As you can see from the above outline, this is a reasonable solution, pushing the memory-hungry sorting to the client, with minimal server-side processing. Sure, there are additional functions, but they shouldn't be too large, and one can also drop f_findfirst()/f_findnext() support (setting FF_USE_FIND=0).
In a properly designed implementation, however, we'd write the response handler as a coroutine, so that the TCP stack, HTTP server, and/or RTOS used can call it to generate around a packet's worth of more data to send to the client, instead of the single-threaded one-client-at-a-time approach shown above. But that gets into some annoyingly complicated stuff (as in, depending on everything else that is being used) that is better discussed in a separate thread.

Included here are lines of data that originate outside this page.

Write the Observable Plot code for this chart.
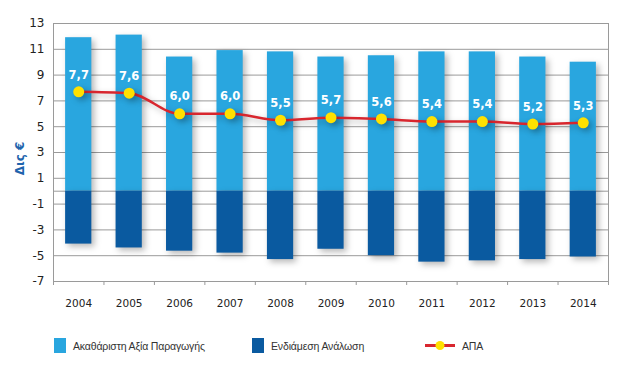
<!DOCTYPE html>
<html>
<head>
<meta charset="utf-8">
<script src="https://cdn.jsdelivr.net/npm/d3@7"></script>
<script src="https://cdn.jsdelivr.net/npm/@observablehq/plot@0.6"></script>
<style>
  body { margin: 0; background: #fff; font-family: "DejaVu Sans", sans-serif; }
  #wrap { position: relative; width: 634px; height: 376px; }
  .legend { position: absolute; top: 338px; left: 0; width: 634px; height: 16px; font-family: "Liberation Sans", sans-serif; font-size: 10.5px; letter-spacing: -0.15px; color: #333; }
  .item { position: absolute; top: 0; display: flex; align-items: center; height: 15px; }
  .sw { width: 12px; height: 15px; margin-right: 7px; }
</style>
</head>
<body>
<div id="wrap">
  <div id="chart"></div>
  <div class="legend">
    <div class="item" style="left:54px"><div class="sw" style="background:#29a6df"></div>Ακαθάριστη Αξία Παραγωγής</div>
    <div class="item" style="left:252px"><div class="sw" style="background:#0a5aa0"></div>Ενδιάμεση Ανάλωση</div>
    <div class="item" style="left:425px">
      <svg width="32" height="15" style="margin-right:5px"><line x1="0" y1="7.5" x2="30" y2="7.5" stroke="#d8262e" stroke-width="3"/><circle cx="15" cy="7.5" r="4.5" fill="#ffe100"/></svg>ΑΠΑ
    </div>
  </div>
</div>
<script>
const years = [2004, 2005, 2006, 2007, 2008, 2009, 2010, 2011, 2012, 2013, 2014];
const grossOutput = [11.9, 12.1, 10.4, 10.9, 10.8, 10.4, 10.5, 10.8, 10.8, 10.4, 10.0];
const intermediate = [-4.1, -4.4, -4.65, -4.8, -5.3, -4.5, -5.0, -5.5, -5.4, -5.3, -5.1];
const gva = [7.7, 7.6, 6.0, 6.0, 5.5, 5.7, 5.6, 5.4, 5.4, 5.2, 5.3];
const gvaLabels = ["7,7", "7,6", "6,0", "6,0", "5,5", "5,7", "5,6", "5,4", "5,4", "5,2", "5,3"];
const yTicks = [-7, -5, -3, -1, 1, 3, 5, 7, 9, 11, 13];
const yLabel = "Δις €";

const halfBar = 0.26;
const bars = years.map((y, i) => ({year: y, pos: grossOutput[i], neg: intermediate[i]}));
const line = years.map((y, i) => ({year: y, v: gva[i], label: gvaLabels[i]}));
const boundaries = d3.range(years[0] - 0.5, years[years.length - 1] + 1, 1);

const shadow = "drop-shadow(3px 3px 3px rgba(0,0,0,0.28))";

const chart = Plot.plot({
  width: 634,
  height: 320,
  marginLeft: 53,
  marginRight: 26,
  marginTop: 23,
  marginBottom: 39,
  style: {fontFamily: "DejaVu Sans, sans-serif", fontSize: "11px", color: "#222"},
  x: {domain: [years[0] - 0.5, years[years.length - 1] + 0.5]},
  y: {domain: [-7, 13]},
  marks: [
    Plot.ruleY(yTicks, {stroke: "#9a9a9a", strokeWidth: 1}),
    Plot.ruleY([0], {stroke: "#9a9a9a", strokeWidth: 1}),
    Plot.ruleX(boundaries.filter((d, i) => i === 0 || i === boundaries.length - 1), {stroke: "#9a9a9a", strokeWidth: 1}),
    Plot.rectY(bars, {x1: d => d.year - halfBar, x2: d => d.year + halfBar, y1: 0, y2: "pos", fill: "#29a6df", imageFilter: shadow}),
    Plot.rectY(bars, {x1: d => d.year - halfBar, x2: d => d.year + halfBar, y1: 0, y2: "neg", fill: "#0a5aa0", imageFilter: shadow}),
    Plot.axisY({ticks: yTicks, tickSize: 0, tickPadding: 9, label: null, fontSize: 12, tickFormat: d => String(d)}),
    Plot.axisX({ticks: boundaries, tickSize: 4, tickFormat: () => "", stroke: "#9a9a9a", label: null}),
    Plot.axisX({ticks: years, tickSize: 0, tickPadding: 18, tickFormat: d => String(d), label: null, fontSize: 10.5}),
    Plot.line(line, {x: "year", y: "v", stroke: "#d8262e", strokeWidth: 2.5, curve: "monotone-x", imageFilter: shadow}),
    Plot.dot(line, {x: "year", y: "v", r: 5.5, fill: "#ffe100", stroke: "none", imageFilter: shadow}),
    Plot.text(line, {x: "year", y: "v", text: "label", dy: -17, fill: "white", fontWeight: "bold", fontSize: 11.5}),
    Plot.text([yLabel], {frameAnchor: "left", textAnchor: "middle", dx: -33, dy: 6, rotate: -90, fill: "#1f64ad", fontWeight: "bold", fontSize: 12})
  ]
});
document.getElementById("chart").appendChild(chart);
</script>
</body>
</html>
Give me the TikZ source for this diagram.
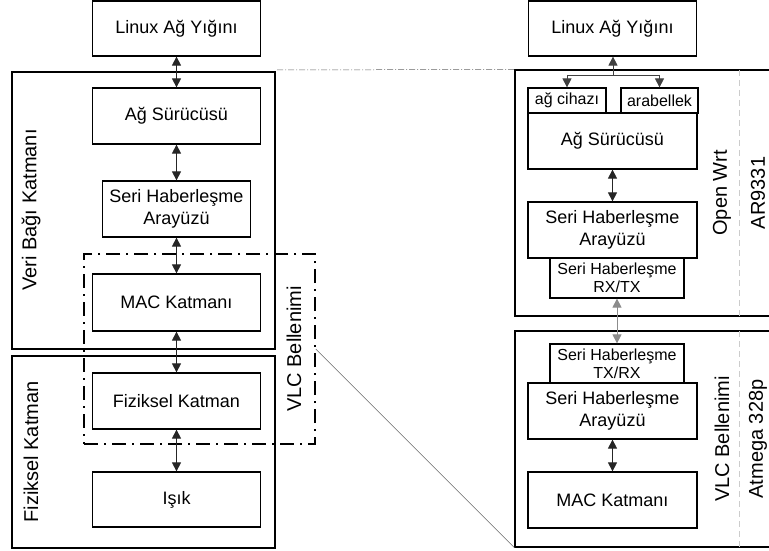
\documentclass[tikz,border=0pt]{standalone}
\usepackage{fontspec}
\setmainfont{Liberation Sans}
\usetikzlibrary{arrows.meta}
\begin{document}
\begin{tikzpicture}[x=1pt,y=-1pt,
  box/.style={draw, line width=1.2pt, inner sep=0pt, align=center, fill=white, font=\fontsize{18}{21.6}\selectfont},
  sbox/.style={box, font=\fontsize{16}{18}\selectfont},
  outerbox/.style={draw, line width=1.2pt, inner sep=0pt},
  lab/.style={rotate=90, inner sep=0pt, font=\fontsize{20}{24}\selectfont},
  tip/.tip={Triangle[length=9pt,width=9pt]},
  conn/.style={line width=0.8pt, black!85, tip-tip},
  oneway/.style={line width=0.8pt, black!75, -tip},
  zoomline/.style={line width=0.5pt, black!60},
  sep/.style={line width=0.6pt, black!20, dash pattern=on 6pt off 4pt}
]
\useasboundingbox (0,0) rectangle (769,551);

% ---------- left column ----------
\node[outerbox, minimum width=263pt, minimum height=277pt] (vbk) at (143.5,210.5) {};
\node[outerbox, minimum width=263pt, minimum height=192pt] (fk) at (143.5,452) {};
\node[lab] (vbkl) at (31,210) {Veri Bağı Katmanı};
\node[lab] (fkl) at (31,452) {Fiziksel Katman};

\node[box, minimum width=168pt, minimum height=55pt] (L1) at (176.5,28.5) {Linux Ağ Yığını};
\node[box, minimum width=168pt, minimum height=56pt] (A1) at (176.5,116) {Ağ Sürücüsü};
\node[box, minimum width=148pt, minimum height=56pt] (S1) at (176.5,209) {Seri Haberleşme\\Arayüzü};
\node[box, minimum width=168pt, minimum height=57pt] (M1) at (176.5,302.5) {MAC Katmanı};
\node[box, minimum width=168pt, minimum height=56pt] (F1) at (176.5,401) {Fiziksel Katman};
\node[box, minimum width=168pt, minimum height=55pt] (I1) at (176.5,499.5) {Işık};

\node[draw, line width=1.6pt, dash pattern=on 14pt off 6pt on 2pt off 6pt, inner sep=0pt,
      minimum width=231pt, minimum height=190pt] (dd) at (199.5,349) {};
\node[lab] (ddl) at (294,349) {VLC Bellenimi};

\draw[conn] (L1.south) -- (A1.north);
\draw[conn] (A1.south) -- (S1.north);
\draw[conn] (S1.south) -- (M1.north);
\draw[conn] (M1.south) -- (F1.north);
\draw[conn] (F1.south) -- (I1.north);

% ---------- right column ----------
\node[outerbox, minimum width=265pt, minimum height=246pt] (ow) at (647.5,193) {};
\node[outerbox, minimum width=265pt, minimum height=216pt] (vb) at (647.5,439) {};
\draw[sep] (739,70) -- (739,316);
\draw[sep] (739,331) -- (739,547);
\node[lab] (owl) at (722,193) {Open Wrt};
\node[lab] (arl) at (758,193) {AR9331};
\node[lab] (vbl) at (722,439) {VLC Bellenimi};
\node[lab] (atl) at (758,439) {Atmega 328p};

\node[box, minimum width=168pt, minimum height=55pt] (L2) at (612.5,28.5) {Linux Ağ Yığını};
\node[sbox, minimum width=78pt, minimum height=25pt] (agc) at (567,100.5) {ağ cihazı};
\node[sbox, minimum width=77pt, minimum height=25pt] (arb) at (659.5,100.5) {arabellek};
\node[box, minimum width=169pt, minimum height=56pt] (A2) at (612.5,141) {Ağ Sürücüsü};
\node[box, minimum width=169pt, minimum height=56pt] (S2) at (612.5,230) {Seri Haberleşme\\Arayüzü};
\node[sbox, minimum width=134pt, minimum height=40pt] (RT) at (617,278) {Seri Haberleşme\\RX/TX};
\node[sbox, minimum width=134pt, minimum height=39pt] (TR) at (617,363.5) {Seri Haberleşme\\TX/RX};
\node[box, minimum width=169pt, minimum height=56pt] (S3) at (612.5,411) {Seri Haberleşme\\Arayüzü};
\node[box, minimum width=169pt, minimum height=56pt] (M2) at (612.5,500) {MAC Katmanı};

\coordinate (br) at (613,75);
\draw[oneway] (br) -- (br |- L2.south);
\draw[line width=0.8pt, black!75] (agc.north |- br) -- (arb.north |- br);
\draw[oneway] (agc.north |- br) -- (agc.north);
\draw[oneway] (arb.north |- br) -- (arb.north);
\draw[conn] (A2.south) -- (S2.north);
\draw[conn, black!45] (RT.south) -- (TR.north);
\draw[conn] (S3.south) -- (M2.north);

% ---------- zoom lines ----------
\coordinate (zs) at (277,70);
\draw[zoomline, dash pattern=on 6pt off 2pt on 1pt off 2pt] (zs) -- (ow.north west);
\draw[zoomline] (dd.east) -- (vb.south west);
\end{tikzpicture}
\end{document}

In case it is not obvious, my intent with these posts is not to just reply to those who replied to me, but hopefully to describe the solutions and approaches in a way that is understandable to even those who much later on stumble on this thread, looking for answers to a similar question. So, if I happen to explain something that you very well know, do not be offended: I'm not assuming you don't understand this, I'm just trying to keep things at a level that anyone interested can follow too. Answering to just one person with this kind of verbosity (which I cannot help but do) isn't much fun; but writing it in a way that it might help others too, makes it worthwhile and fun for me.